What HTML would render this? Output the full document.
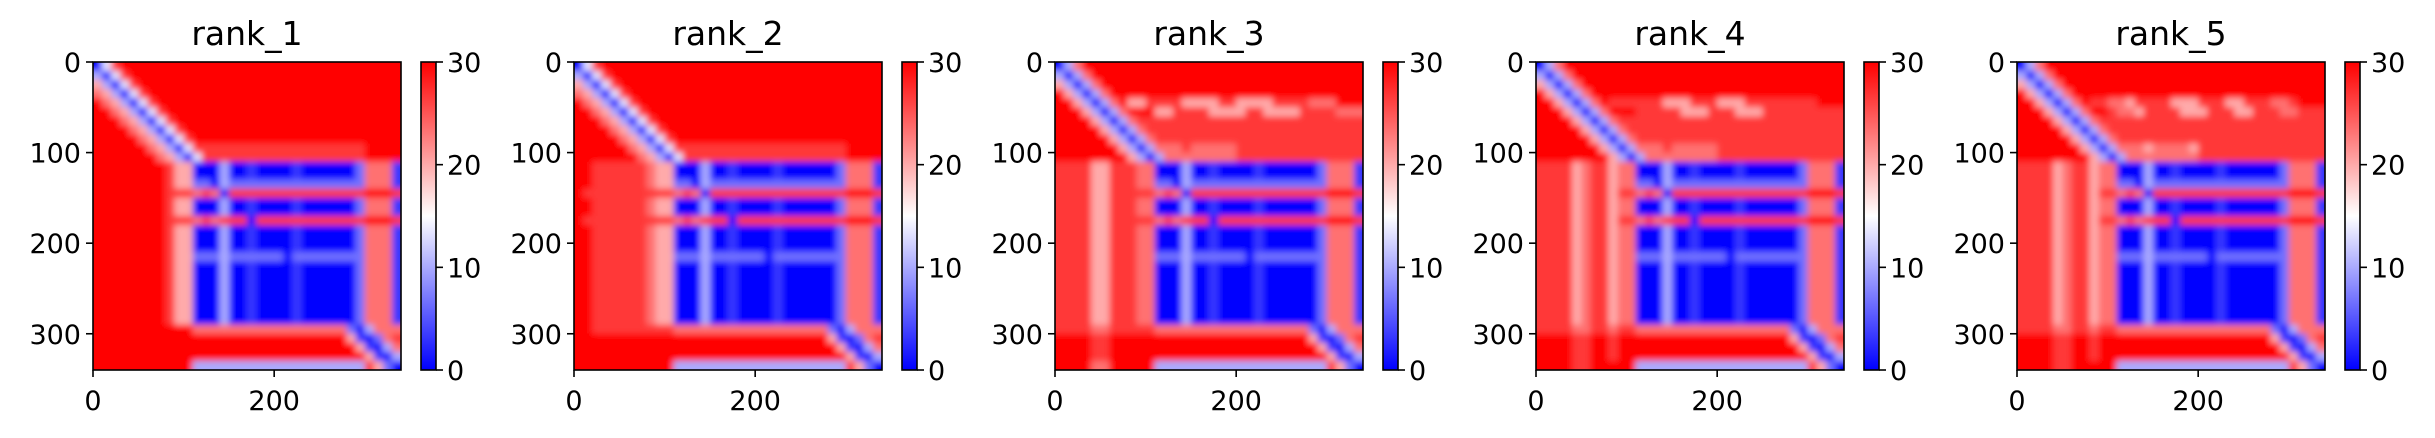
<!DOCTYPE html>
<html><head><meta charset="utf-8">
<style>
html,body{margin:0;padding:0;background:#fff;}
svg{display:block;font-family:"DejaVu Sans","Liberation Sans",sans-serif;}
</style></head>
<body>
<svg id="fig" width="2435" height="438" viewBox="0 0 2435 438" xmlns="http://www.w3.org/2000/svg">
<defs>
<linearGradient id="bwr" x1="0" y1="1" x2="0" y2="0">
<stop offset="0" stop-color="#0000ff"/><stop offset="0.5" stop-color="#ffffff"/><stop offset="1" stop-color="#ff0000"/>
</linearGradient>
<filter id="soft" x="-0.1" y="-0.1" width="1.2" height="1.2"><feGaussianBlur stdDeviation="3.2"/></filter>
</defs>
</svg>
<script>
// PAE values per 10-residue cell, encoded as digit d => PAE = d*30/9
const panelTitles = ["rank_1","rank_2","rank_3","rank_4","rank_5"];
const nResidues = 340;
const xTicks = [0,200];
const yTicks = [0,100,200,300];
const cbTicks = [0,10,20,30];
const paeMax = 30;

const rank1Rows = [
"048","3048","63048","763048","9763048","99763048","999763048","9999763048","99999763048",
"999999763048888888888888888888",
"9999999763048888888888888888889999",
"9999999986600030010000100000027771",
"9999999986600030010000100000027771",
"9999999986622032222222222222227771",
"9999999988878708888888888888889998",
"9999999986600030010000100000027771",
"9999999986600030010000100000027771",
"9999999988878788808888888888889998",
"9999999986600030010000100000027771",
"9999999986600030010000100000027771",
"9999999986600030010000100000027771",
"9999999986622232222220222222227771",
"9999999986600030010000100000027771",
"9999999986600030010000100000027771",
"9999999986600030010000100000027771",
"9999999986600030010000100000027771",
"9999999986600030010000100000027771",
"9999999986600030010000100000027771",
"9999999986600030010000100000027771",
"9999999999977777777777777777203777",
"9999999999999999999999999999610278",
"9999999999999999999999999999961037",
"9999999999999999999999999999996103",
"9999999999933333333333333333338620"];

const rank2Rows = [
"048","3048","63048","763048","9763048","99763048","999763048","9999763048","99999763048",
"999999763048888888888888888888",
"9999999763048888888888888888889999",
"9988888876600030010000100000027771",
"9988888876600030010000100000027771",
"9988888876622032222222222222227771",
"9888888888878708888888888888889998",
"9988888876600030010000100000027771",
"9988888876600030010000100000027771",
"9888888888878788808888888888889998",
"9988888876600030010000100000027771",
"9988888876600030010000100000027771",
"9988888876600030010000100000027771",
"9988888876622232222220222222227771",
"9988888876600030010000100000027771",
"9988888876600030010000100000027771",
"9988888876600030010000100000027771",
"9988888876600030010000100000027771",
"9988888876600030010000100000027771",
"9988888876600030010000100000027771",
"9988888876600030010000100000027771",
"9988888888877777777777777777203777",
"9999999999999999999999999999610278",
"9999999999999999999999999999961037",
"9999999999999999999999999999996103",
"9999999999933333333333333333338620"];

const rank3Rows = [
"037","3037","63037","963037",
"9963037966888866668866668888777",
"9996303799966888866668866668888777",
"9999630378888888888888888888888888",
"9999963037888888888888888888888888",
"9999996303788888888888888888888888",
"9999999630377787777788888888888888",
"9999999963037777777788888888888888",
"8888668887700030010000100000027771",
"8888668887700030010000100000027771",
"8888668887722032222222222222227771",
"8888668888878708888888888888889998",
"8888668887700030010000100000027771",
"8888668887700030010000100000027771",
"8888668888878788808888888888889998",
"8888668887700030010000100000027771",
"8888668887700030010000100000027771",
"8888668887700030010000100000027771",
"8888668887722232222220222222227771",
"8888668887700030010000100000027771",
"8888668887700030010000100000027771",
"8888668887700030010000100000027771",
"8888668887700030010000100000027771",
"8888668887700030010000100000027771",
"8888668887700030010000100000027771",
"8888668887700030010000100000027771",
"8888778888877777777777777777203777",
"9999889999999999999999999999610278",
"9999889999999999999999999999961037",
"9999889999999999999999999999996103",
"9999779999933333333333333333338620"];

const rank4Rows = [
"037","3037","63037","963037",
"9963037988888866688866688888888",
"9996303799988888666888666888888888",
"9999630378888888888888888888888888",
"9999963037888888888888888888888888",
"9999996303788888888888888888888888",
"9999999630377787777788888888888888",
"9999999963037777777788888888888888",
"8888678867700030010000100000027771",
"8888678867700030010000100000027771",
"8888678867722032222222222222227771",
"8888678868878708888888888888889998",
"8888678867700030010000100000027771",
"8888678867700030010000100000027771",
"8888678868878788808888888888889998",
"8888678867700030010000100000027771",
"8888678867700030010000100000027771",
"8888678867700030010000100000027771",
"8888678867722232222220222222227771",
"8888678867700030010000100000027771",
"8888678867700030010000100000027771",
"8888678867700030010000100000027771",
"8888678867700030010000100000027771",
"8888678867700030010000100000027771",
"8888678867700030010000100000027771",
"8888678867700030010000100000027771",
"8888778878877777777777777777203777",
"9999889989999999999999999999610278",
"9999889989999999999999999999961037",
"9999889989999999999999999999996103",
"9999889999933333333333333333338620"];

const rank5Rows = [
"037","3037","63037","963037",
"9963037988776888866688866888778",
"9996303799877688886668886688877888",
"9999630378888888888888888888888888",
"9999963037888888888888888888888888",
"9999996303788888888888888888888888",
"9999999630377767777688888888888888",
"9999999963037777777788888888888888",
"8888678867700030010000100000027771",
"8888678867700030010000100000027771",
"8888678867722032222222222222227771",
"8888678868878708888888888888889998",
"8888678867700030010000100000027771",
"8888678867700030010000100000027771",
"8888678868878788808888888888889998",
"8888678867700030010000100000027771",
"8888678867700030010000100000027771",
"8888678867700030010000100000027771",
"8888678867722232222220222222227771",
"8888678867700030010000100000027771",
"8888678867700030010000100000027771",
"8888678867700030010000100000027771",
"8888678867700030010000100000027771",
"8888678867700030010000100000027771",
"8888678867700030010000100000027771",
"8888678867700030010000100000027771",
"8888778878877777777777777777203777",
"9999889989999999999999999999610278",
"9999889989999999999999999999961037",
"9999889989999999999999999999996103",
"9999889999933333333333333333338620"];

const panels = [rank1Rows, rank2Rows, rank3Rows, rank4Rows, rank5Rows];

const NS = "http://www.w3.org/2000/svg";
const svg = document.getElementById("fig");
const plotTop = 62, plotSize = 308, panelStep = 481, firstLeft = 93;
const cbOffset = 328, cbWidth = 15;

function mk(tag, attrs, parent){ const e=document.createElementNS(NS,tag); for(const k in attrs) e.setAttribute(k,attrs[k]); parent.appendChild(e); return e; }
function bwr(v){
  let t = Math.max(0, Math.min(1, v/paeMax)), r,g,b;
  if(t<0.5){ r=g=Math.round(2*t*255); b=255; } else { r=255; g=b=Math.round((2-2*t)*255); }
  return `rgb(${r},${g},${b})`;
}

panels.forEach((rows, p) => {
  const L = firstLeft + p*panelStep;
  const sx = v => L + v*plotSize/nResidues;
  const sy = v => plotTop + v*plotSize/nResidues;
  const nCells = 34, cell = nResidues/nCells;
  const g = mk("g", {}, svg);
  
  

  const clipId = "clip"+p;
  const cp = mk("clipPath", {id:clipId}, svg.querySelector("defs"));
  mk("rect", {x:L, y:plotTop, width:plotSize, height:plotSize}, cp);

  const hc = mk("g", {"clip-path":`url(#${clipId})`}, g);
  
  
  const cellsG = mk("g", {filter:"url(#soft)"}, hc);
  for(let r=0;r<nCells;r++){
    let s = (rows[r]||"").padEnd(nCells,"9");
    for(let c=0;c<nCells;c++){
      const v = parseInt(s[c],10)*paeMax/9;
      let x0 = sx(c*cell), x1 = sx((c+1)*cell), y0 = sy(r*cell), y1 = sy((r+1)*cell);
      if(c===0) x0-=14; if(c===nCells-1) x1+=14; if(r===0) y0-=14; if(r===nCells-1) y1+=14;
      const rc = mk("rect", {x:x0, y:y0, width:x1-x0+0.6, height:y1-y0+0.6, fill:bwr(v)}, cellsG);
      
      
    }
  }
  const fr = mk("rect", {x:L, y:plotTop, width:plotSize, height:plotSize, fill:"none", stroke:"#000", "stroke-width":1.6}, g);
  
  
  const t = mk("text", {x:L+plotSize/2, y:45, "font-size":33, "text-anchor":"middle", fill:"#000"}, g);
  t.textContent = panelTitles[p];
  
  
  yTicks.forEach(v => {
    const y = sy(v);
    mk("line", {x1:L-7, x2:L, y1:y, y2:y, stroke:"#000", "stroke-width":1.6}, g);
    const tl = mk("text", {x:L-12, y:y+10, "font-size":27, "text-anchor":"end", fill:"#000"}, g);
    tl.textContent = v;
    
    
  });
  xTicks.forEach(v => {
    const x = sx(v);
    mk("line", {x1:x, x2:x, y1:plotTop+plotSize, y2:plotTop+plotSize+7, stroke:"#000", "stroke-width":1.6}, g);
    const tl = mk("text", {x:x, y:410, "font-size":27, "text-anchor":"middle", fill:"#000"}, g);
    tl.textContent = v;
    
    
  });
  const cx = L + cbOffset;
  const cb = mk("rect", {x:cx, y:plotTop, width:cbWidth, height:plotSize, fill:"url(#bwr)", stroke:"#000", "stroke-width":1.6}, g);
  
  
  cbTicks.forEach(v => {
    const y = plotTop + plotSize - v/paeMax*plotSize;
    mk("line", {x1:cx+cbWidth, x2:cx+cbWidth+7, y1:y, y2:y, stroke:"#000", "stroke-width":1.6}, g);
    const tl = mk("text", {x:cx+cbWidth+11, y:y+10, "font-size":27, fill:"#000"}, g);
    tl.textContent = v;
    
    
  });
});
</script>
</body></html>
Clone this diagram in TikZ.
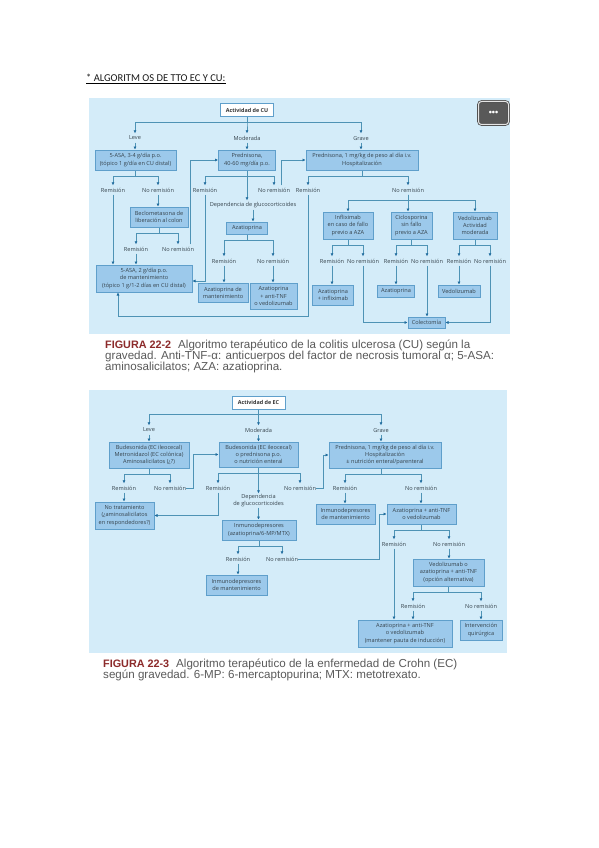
..........
Return the lines exactly as they stand, from the start of the entries through the line holding "const paeMax = 30;"; omit the pictures.

What HTML would render this? Output the full document.
<!DOCTYPE html>
<html><head><meta charset="utf-8">
<style>
html,body{margin:0;padding:0;background:#fff;}
svg{display:block;font-family:"DejaVu Sans","Liberation Sans",sans-serif;}
</style></head>
<body>
<svg id="fig" width="2435" height="438" viewBox="0 0 2435 438" xmlns="http://www.w3.org/2000/svg">
<defs>
<linearGradient id="bwr" x1="0" y1="1" x2="0" y2="0">
<stop offset="0" stop-color="#0000ff"/><stop offset="0.5" stop-color="#ffffff"/><stop offset="1" stop-color="#ff0000"/>
</linearGradient>
<filter id="soft" x="-0.1" y="-0.1" width="1.2" height="1.2"><feGaussianBlur stdDeviation="3.2"/></filter>
</defs>
</svg>
<script>
// PAE values per 10-residue cell, encoded as digit d => PAE = d*30/9
const panelTitles = ["rank_1","rank_2","rank_3","rank_4","rank_5"];
const nResidues = 340;
const xTicks = [0,200];
const yTicks = [0,100,200,300];
const cbTicks = [0,10,20,30];
const paeMax = 30;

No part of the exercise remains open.